As Dorothy Parker’s famous remark goes, the Bloomsbury Group “lived in squares, painted in circles and loved in triangles”. Though she pursued relationships with women, Carrington loved and was loved by Strachey, who was almost exclusively attracted to men. Meanwhile, a select few of Duncan Grant’s male lovers made visits to Charleston in Sussex, where Grant lived in a domestic partnership with Vanessa Bell and her children.

Duncan Grant, Erotic Embrace, c. 1950 © Tate

 

These unconventional lives and arrangements are immortalised in their artwork. Carrington’s Lytton Strachey (1916), for instance, captures the life Carrington and Strachey created at Tidmarsh Mill House, and latterly Ham Spray House in Wiltshire, where they lived with Carrington’s husband and Strachey’s object of desire, Ralph Partridge. Writing in 1921, Carrington addressed Strachey:

You never knew, or never will know the very big and devastating love I had for you. How I adored every hair, every curl on your beard. How I devoured you whilst you read to me at night.

Her encyclopaedic knowledge of his face, mapped out in the minutest detail, is betrayed in this extraordinarily attentive portrait, an intimate testimony to the love of her life.

Dora Carrington, Lytton Strachey, 1916 © Tate

The Tate’s show, which my research has informed, rightfully positions Bloomsbury at the centre of Britain’s queer history. The political, sexual and artistic frustrations motivating the artists of Bloomsbury to create still exist today, albeit in mutated forms.

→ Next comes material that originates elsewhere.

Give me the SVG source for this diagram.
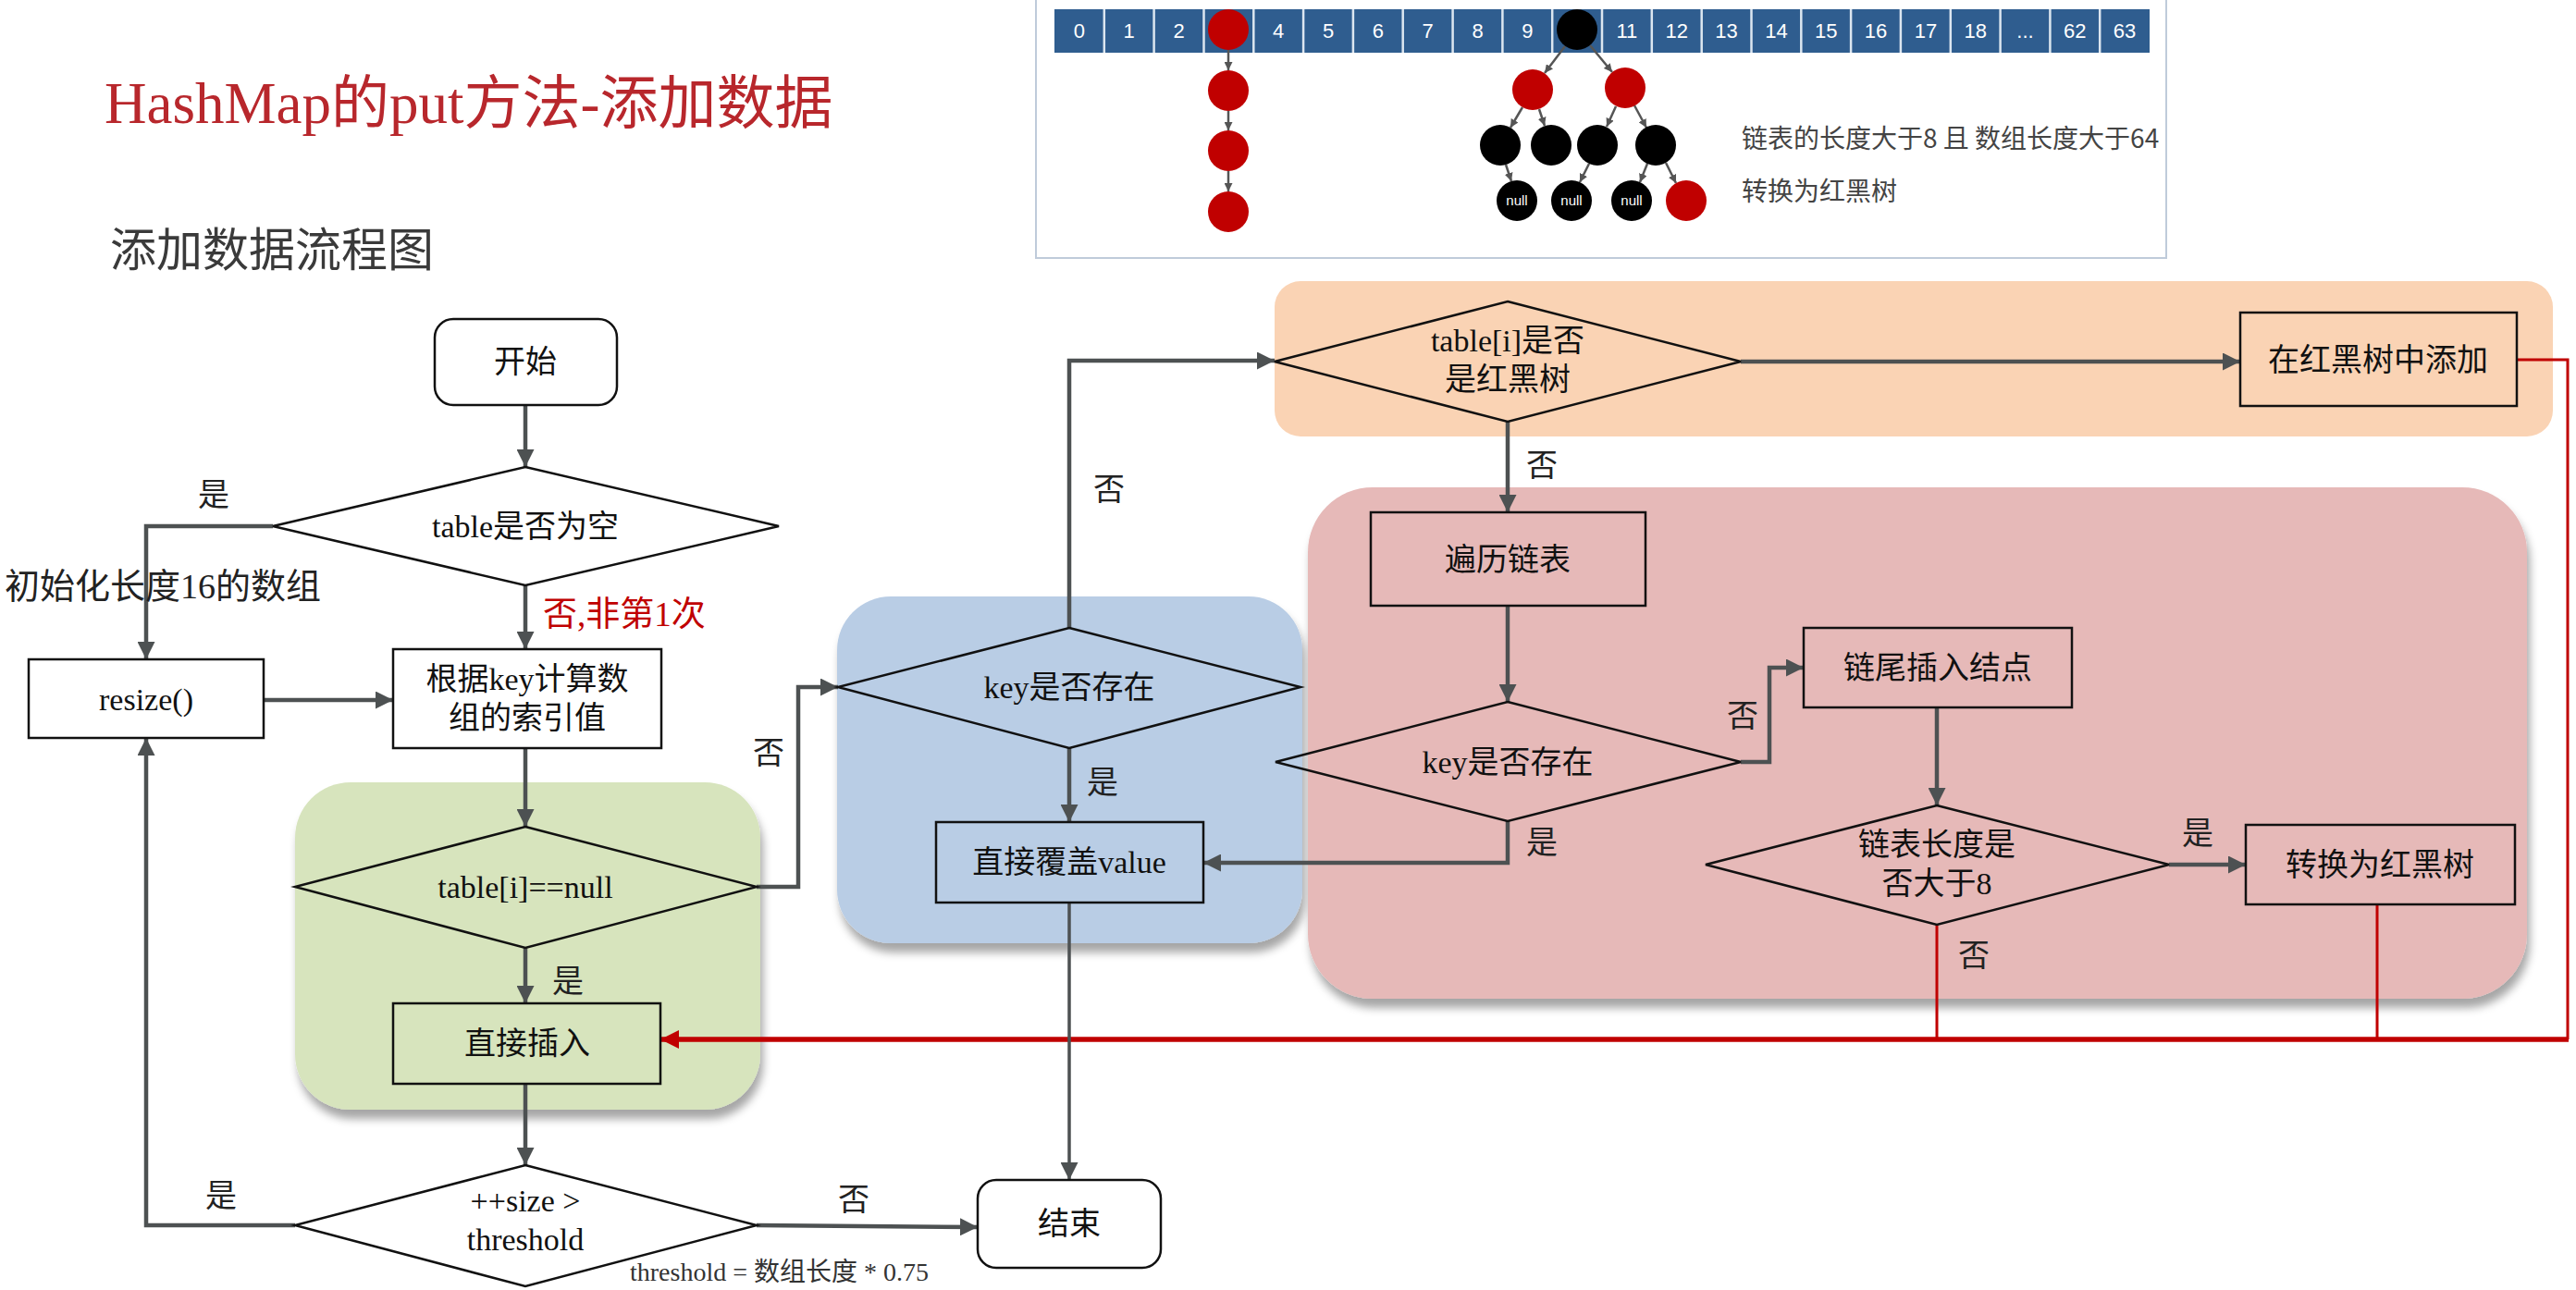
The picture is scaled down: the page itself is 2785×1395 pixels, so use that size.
<svg xmlns="http://www.w3.org/2000/svg" width="2785" height="1395" viewBox="0 0 2785 1395">
<style>
.t{font-family:"Liberation Serif","Noto Sans CJK SC",serif;font-size:34px;fill:#111;text-anchor:middle}
.lb{font-family:"Liberation Serif","Noto Sans CJK SC",serif;font-size:34px;fill:#222;text-anchor:middle}
.box{fill:none;stroke:#111;stroke-width:2.5}
.dia{fill:none;stroke:#111;stroke-width:2.5}
.c{fill:none;stroke:#4D5152;stroke-width:4.5;marker-end:url(#ah)}
.r{fill:none;stroke:#C00000;stroke-width:3}
.num{font-family:"Liberation Sans",Arial,sans-serif;font-size:22px;fill:#fff;text-anchor:middle}
.nl{font-family:"Liberation Sans",Arial,sans-serif;font-size:15px;fill:#fff;text-anchor:middle}
.te{stroke:#555;stroke-width:2.5;marker-end:url(#sa)}
</style>
<defs>
<marker id="ah" viewBox="0 0 10 10" refX="10" refY="5" markerWidth="19" markerHeight="19" markerUnits="userSpaceOnUse" orient="auto"><path d="M0,0 L10,5 L0,10 z" fill="#4D5152"/></marker>
<marker id="rh" viewBox="0 0 10 10" refX="10" refY="5" markerWidth="20" markerHeight="20" markerUnits="userSpaceOnUse" orient="auto"><path d="M0,0 L10,5 L0,10 z" fill="#C00000"/></marker>
<marker id="sa" viewBox="0 0 10 10" refX="10" refY="5" markerWidth="9" markerHeight="9" markerUnits="userSpaceOnUse" orient="auto"><path d="M0,0 L10,5 L0,10 z" fill="#555"/></marker>
<filter id="sh" x="-5%" y="-5%" width="112%" height="118%"><feDropShadow dx="3" dy="10" stdDeviation="5" flood-color="#000" flood-opacity="0.35"/></filter>
</defs>
<rect width="2785" height="1395" fill="#fff"/>

<!-- titles -->
<text x="113" y="133" font-family="Liberation Serif,Noto Sans CJK SC,serif" font-size="63" fill="#B8272C">HashMap的put方法-添加数据</text>
<text x="119" y="288" font-family="Liberation Serif,Noto Sans CJK SC,serif" font-size="50" fill="#3A3A3A">添加数据流程图</text>

<!-- top-right illustration -->
<g id="illustration">
<rect x="1120" y="-2" width="1222" height="281" fill="#fff" stroke="#BFCBDA" stroke-width="2"/>
<rect x="1140" y="10" width="1184" height="47" fill="#2F5D8F"/>
<g stroke="#DCE6F0" stroke-width="2.5">
<line x1="1193.8" y1="10" x2="1193.8" y2="57"/><line x1="1247.6" y1="10" x2="1247.6" y2="57"/><line x1="1301.5" y1="10" x2="1301.5" y2="57"/><line x1="1355.3" y1="10" x2="1355.3" y2="57"/><line x1="1409.1" y1="10" x2="1409.1" y2="57"/><line x1="1462.9" y1="10" x2="1462.9" y2="57"/><line x1="1516.7" y1="10" x2="1516.7" y2="57"/><line x1="1570.6" y1="10" x2="1570.6" y2="57"/><line x1="1624.4" y1="10" x2="1624.4" y2="57"/><line x1="1678.2" y1="10" x2="1678.2" y2="57"/><line x1="1732" y1="10" x2="1732" y2="57"/><line x1="1785.8" y1="10" x2="1785.8" y2="57"/><line x1="1839.7" y1="10" x2="1839.7" y2="57"/><line x1="1893.5" y1="10" x2="1893.5" y2="57"/><line x1="1947.3" y1="10" x2="1947.3" y2="57"/><line x1="2001.1" y1="10" x2="2001.1" y2="57"/><line x1="2054.9" y1="10" x2="2054.9" y2="57"/><line x1="2108.8" y1="10" x2="2108.8" y2="57"/><line x1="2162.6" y1="10" x2="2162.6" y2="57"/><line x1="2216.4" y1="10" x2="2216.4" y2="57"/><line x1="2270.2" y1="10" x2="2270.2" y2="57"/>
</g>
<text class="num" x="1166.9" y="41">0</text><text class="num" x="1220.7" y="41">1</text><text class="num" x="1274.6" y="41">2</text>
<text class="num" x="1382.2" y="41">4</text><text class="num" x="1436" y="41">5</text><text class="num" x="1489.8" y="41">6</text><text class="num" x="1543.7" y="41">7</text><text class="num" x="1597.5" y="41">8</text><text class="num" x="1651.3" y="41">9</text>
<text class="num" x="1758.9" y="41">11</text><text class="num" x="1812.8" y="41">12</text><text class="num" x="1866.6" y="41">13</text><text class="num" x="1920.4" y="41">14</text><text class="num" x="1974.2" y="41">15</text><text class="num" x="2028" y="41">16</text><text class="num" x="2081.9" y="41">17</text><text class="num" x="2135.7" y="41">18</text><text class="num" x="2189.5" y="41">...</text><text class="num" x="2243.3" y="41">62</text><text class="num" x="2297.1" y="41">63</text>
<line class="te" x1="1328" y1="54" x2="1328" y2="76"/>
<line class="te" x1="1328" y1="120" x2="1328" y2="141"/>
<line class="te" x1="1328" y1="185" x2="1328" y2="207"/>
<circle cx="1328" cy="32" r="22" fill="#C00000"/>
<circle cx="1328" cy="98" r="22" fill="#C00000"/>
<circle cx="1328" cy="163" r="22" fill="#C00000"/>
<circle cx="1328" cy="229" r="22" fill="#C00000"/>
<line class="te" x1="1692" y1="50" x2="1670" y2="79"/>
<line class="te" x1="1719" y1="49" x2="1743" y2="78"/>
<line class="te" x1="1646" y1="116" x2="1633" y2="138"/>
<line class="te" x1="1664" y1="118" x2="1670" y2="136"/>
<line class="te" x1="1747" y1="115" x2="1737" y2="137"/>
<line class="te" x1="1767" y1="114" x2="1780" y2="138"/>
<line class="te" x1="1628" y1="178" x2="1634" y2="196"/>
<line class="te" x1="1718" y1="177" x2="1708" y2="197"/>
<line class="te" x1="1781" y1="177" x2="1773" y2="197"/>
<line class="te" x1="1801" y1="176" x2="1812" y2="198"/>
<circle cx="1705" cy="32" r="22" fill="#000"/>
<circle cx="1657" cy="97" r="22" fill="#C00000"/>
<circle cx="1757" cy="95" r="22" fill="#C00000"/>
<circle cx="1622" cy="157" r="22" fill="#000"/>
<circle cx="1677" cy="157" r="22" fill="#000"/>
<circle cx="1727" cy="157" r="22" fill="#000"/>
<circle cx="1790" cy="157" r="22" fill="#000"/>
<circle cx="1640" cy="217" r="22" fill="#000"/>
<circle cx="1699" cy="217" r="22" fill="#000"/>
<circle cx="1764" cy="217" r="22" fill="#000"/>
<circle cx="1823" cy="217" r="22" fill="#C00000"/>
<text class="nl" x="1640" y="222">null</text>
<text class="nl" x="1699" y="222">null</text>
<text class="nl" x="1764" y="222">null</text>
<text x="1883" y="160" font-family="Noto Sans CJK SC,sans-serif" font-size="28" fill="#444">链表的长度大于8 且 数组长度大于64</text>
<text x="1883" y="217" font-family="Noto Sans CJK SC,sans-serif" font-size="28" fill="#444">转换为红黑树</text>
</g>

<!-- panels -->
<g id="panels">
<rect x="319" y="846" width="503" height="354" rx="60" fill="#D7E4BD" filter="url(#sh)"/>
<rect x="905" y="645" width="503" height="375" rx="58" fill="#B9CDE5" filter="url(#sh)"/>
<rect x="1378" y="304" width="1382" height="168" rx="28" fill="#FAD3B4"/>
<rect x="1414" y="527" width="1318" height="553" rx="70" fill="#E6B9B8" filter="url(#sh)"/>
</g>

<!-- connectors -->
<g id="connectors">
<path class="r" d="M2721,389 H2776 V1124"/>
<path class="r" d="M2094,1000 V1124"/>
<path class="r" d="M2570,978 V1124"/>
<path d="M2777,1124 H714" fill="none" stroke="#C00000" stroke-width="5.5" marker-end="url(#rh)"/>
<path class="c" d="M568,438 V505"/>
<path class="c" d="M295,569 H158 V713"/>
<path class="c" d="M568,633 V702"/>
<path class="c" d="M285,757 H425"/>
<path class="c" d="M568,809 V894"/>
<path class="c" d="M568,1025 V1085"/>
<path class="c" d="M818,959 H863 V743 H906"/>
<path class="c" d="M568,1172 V1260"/>
<path class="c" d="M319,1325 H158 V798"/>
<path class="c" d="M818,1325 L1057,1327"/>
<path class="c" d="M1156,679 V390 H1378"/>
<path class="c" d="M1156,809 V889"/>
<path class="c" d="M1156,976 V1276" style="stroke-width:3.5"/>
<path class="c" d="M1882,391 H2422"/>
<path class="c" d="M1630,456 V554"/>
<path class="c" d="M1630,655 V759"/>
<path class="c" d="M1630,888 V933 H1301"/>
<path class="c" d="M1882,824 H1913 V722 H1950"/>
<path class="c" d="M2094,765 V871"/>
<path class="c" d="M2345,935 H2428"/>
</g>

<!-- nodes -->
<g id="start"><rect class="box" x="470" y="345" width="197" height="93" rx="20"/><text class="t" x="568" y="403">开始</text></g>
<g id="tableEmpty"><polygon class="dia" points="568,505 842,569 568,633 295,569"/><text class="t" x="568" y="581">table是否为空</text></g>
<g id="resize"><rect class="box" x="31" y="713" width="254" height="85"/><text class="t" x="158" y="768">resize()</text></g>
<g id="calcIndex"><rect class="box" x="425" y="702" width="290" height="107"/><text class="t" x="570" y="746">根据key计算数</text><text class="t" x="570" y="788">组的索引值</text></g>
<g id="tableNull"><polygon class="dia" points="568,894 818,959 568,1025 319,959"/><text class="t" x="568" y="971">table[i]==null</text></g>
<g id="insert"><rect class="box" x="425" y="1085" width="289" height="87"/><text class="t" x="570" y="1140">直接插入</text></g>
<g id="sizeCheck"><polygon class="dia" points="568,1260 818,1325 568,1391 319,1325"/><text class="t" x="568" y="1310">++size &gt;</text><text class="t" x="568" y="1352">threshold</text></g>
<g id="end"><rect class="box" x="1057" y="1276" width="198" height="95" rx="20"/><text class="t" x="1156" y="1335">结束</text></g>
<g id="keyExists1"><polygon class="dia" points="1156,679 1406,743 1156,809 906,743"/><text class="t" x="1156" y="755">key是否存在</text></g>
<g id="overwrite"><rect class="box" x="1012" y="889" width="289" height="87"/><text class="t" x="1156" y="944">直接覆盖value</text></g>
<g id="isTree"><polygon class="dia" points="1630,326 1882,391 1630,456 1378,391"/><text class="t" x="1630" y="380">table[i]是否</text><text class="t" x="1630" y="422">是红黑树</text></g>
<g id="treeAdd"><rect class="box" x="2422" y="338" width="299" height="101"/><text class="t" x="2571" y="401">在红黑树中添加</text></g>
<g id="traverse"><rect class="box" x="1482" y="554" width="297" height="101"/><text class="t" x="1630" y="617">遍历链表</text></g>
<g id="keyExists2"><polygon class="dia" points="1630,759 1882,824 1630,888 1379,824"/><text class="t" x="1630" y="836">key是否存在</text></g>
<g id="tailInsert"><rect class="box" x="1950" y="679" width="290" height="86"/><text class="t" x="2095" y="734">链尾插入结点</text></g>
<g id="lenCheck"><polygon class="dia" points="2094,871 2345,935 2094,1000 1844,935"/><text class="t" x="2094" y="925">链表长度是</text><text class="t" x="2094" y="967">否大于8</text></g>
<g id="toTree"><rect class="box" x="2428" y="892" width="291" height="86"/><text class="t" x="2573" y="947">转换为红黑树</text></g>

<!-- labels -->
<g id="labels">
<text class="lb" x="231" y="547">是</text>
<text x="587" y="677" font-family="Liberation Serif,Noto Sans CJK SC,serif" font-size="37" fill="#C00000">否,非第1次</text>
<text x="5" y="647" font-family="Liberation Serif,Noto Sans CJK SC,serif" font-size="38" fill="#222">初始化长度16的数组</text>
<text class="lb" x="831" y="826">否</text>
<text class="lb" x="614" y="1073">是</text>
<text class="lb" x="239" y="1305">是</text>
<text class="lb" x="923" y="1309">否</text>
<text x="681" y="1385" font-family="Liberation Serif,Noto Sans CJK SC,serif" font-size="28" fill="#333">threshold = 数组长度 * 0.75</text>
<text class="lb" x="1199" y="541">否</text>
<text class="lb" x="1192" y="858">是</text>
<text class="lb" x="1667" y="515">否</text>
<text class="lb" x="1667" y="923">是</text>
<text class="lb" x="1884" y="786">否</text>
<text class="lb" x="2376" y="913">是</text>
<text class="lb" x="2134" y="1045">否</text>
</g>
</svg>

From Virginia Woolf’s genre-defying Orlando to Duncan Grant’s private erotica, the objects Bloomsbury left behind speak on behalf of those whose voices have been silenced in the mainstream. Their queer art provides tender pockets of shelter in a still-hostile world, and their work ceaselessly reverberates with the force of resistance.


Queer British Art is at London’s Tate Britain from April 5 to October 1 2017.